What do these words mean to me though? How do I take these arc words and apply them to my day-to-day experiences?
Well, I have talked about it at some length in the past, but my goal as an artist is to act as inspiration for younger LGBTQ+ folk who have their own worries, concerns, or serious amounts of anxiety about living in a world that is very often hostile to them.
I try my best to learn the history of LGBT rights as a whole, who laid the trail for people like me today and started to build a world where we can all be accepted, and I use that to inspire myself to try to do the same for others in whatever way I can.
This is especially true for living in the UK, a country where trans rights are completely ignored by the ruling party at best, and at worst there are those who actively want to remove us from the public perception whilst simultaneously destroying our access to the life-saving healthcare we need.
Even as economic conditions become worse and political forces start to work against me, I refuse to back down.
I will not abandon my home.
I will not leave behind those like me.
I will do what I can to change things for the better for people like me, even if I do not live to see what this world will look like.
My art may not ever make enough money for me to live off, and it may not even reach the vast majority of people.

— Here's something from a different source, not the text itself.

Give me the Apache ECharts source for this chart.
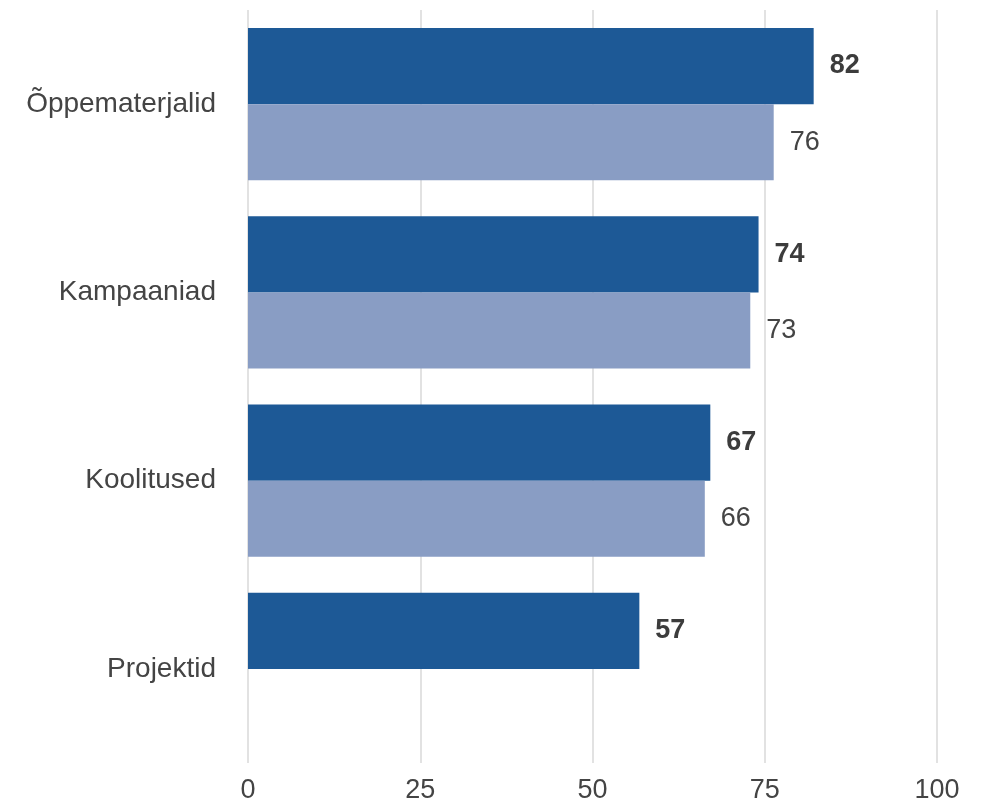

But if I can inspire even one person to take the plunge and see how good their life could be when they choose to be themselves, then I can be proud that I did something good.
For Those Who Come After.
Plus I just had to write about Expedition 33 on Day 333 of the Redundancy Review. Even if this is not my full final write up on the game, and believe me I have a lot more to say I just do not have the screenshots or time to back it up right now, this serves as a good prologue to discussing the game at length – something that is still a goal of mine for this.
That will cover everything for today. Thank you for reading today’s edition of the Redundancy Review. Wherever you are, I hope the weekend will treat you well and you can take some time to relax. Partake in things that make you happy, or work to improve the space around you.
Whatever you do, I know you will smash it.